August 15 ~ Funspot, dinner with grandparents & parenthood practice
We tried to take it easy today as well. We went to Funspot--the world's largest arcade--located in Meredith, New Hampshire, and played lots of games just for fun. On one game, I won the "Monster Jackpot." Not even just the regular jackpot. I won over one thousand tickets and it took forever to get them all. But it was so cool, so it was definitely worth it. 
Shortly after I won...these are only a fraction of the tickets 
Later that night, we went back to Andy and Molly's lakehouse to babysat our cousins, Jack and Cael for the night. My grandparents took us all out for dinner then brought us some ice cream. They are so wonderful :)
He is going to be the best dad. The boys loved  him. 
Out to eat with my grandparents
Handsome boys :)
August 16 ~ Panera Bread & Canobie Lake Park
We went out for lunch at Payson's favorite cafe chain and then to New Hampshire's amusement park called Canobie Lake for our very first time. My dad couldn't make it, which I felt bad about, but we had a good time--particularly on the water rides. 

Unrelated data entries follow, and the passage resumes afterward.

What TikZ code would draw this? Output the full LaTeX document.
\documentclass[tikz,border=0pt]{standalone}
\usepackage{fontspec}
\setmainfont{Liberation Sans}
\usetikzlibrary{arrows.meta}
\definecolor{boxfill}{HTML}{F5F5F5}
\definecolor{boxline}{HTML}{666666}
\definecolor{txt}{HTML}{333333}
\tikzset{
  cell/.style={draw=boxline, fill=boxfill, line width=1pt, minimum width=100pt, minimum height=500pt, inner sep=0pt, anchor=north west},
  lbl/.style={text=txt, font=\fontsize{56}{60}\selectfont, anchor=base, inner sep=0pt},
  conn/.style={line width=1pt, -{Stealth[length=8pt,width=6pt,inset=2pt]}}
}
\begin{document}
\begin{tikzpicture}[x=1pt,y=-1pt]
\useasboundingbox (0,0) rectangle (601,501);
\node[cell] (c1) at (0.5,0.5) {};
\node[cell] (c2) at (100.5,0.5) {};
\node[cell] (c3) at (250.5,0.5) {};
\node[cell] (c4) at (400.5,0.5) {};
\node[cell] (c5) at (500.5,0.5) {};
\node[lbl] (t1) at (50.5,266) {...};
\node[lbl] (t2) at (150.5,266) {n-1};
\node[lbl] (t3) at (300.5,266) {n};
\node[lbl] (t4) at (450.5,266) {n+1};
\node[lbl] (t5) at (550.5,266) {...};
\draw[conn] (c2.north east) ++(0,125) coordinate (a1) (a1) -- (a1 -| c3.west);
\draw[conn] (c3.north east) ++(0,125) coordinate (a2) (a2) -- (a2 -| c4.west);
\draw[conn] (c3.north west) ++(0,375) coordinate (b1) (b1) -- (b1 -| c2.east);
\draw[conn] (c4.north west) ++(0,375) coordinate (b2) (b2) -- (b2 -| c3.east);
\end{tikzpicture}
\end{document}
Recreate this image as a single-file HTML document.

After getting soaked on "The Boston Tea Party" ride
A really good picture of us on the log ride--pre-getting soaked
Waiting in line to ride the Corkscrew...ouch
My mom came on a ride with us! She hardly ever can, but it was so awesome that she did! 
In the photo booth...with our own camera ;)
We stayed until 10pm, when the park closed, and slept on the way home. It was a really good close to our trip. 

August 17 ~ The Sad Return 
The dreaded day. I was so anti-leaving, I would have been willing to quit my job and switch schools if I didn't have Dalin. But life can be hard, and though leaving New Hampshire and my family was really hard (and we were all in tears at the airport though we had promised we wouldn't be), I am comforted knowing that my family is forever and that no matter how long we are apart in this life, I have them for eternity. Knowing this, and having the loving hand of my husband to hold as we went through security leaving my family behind, were the only things that comforted me as we got on our plane to return to--what is temporarily--our home. 
Bye New Hampshire. I love everything about you.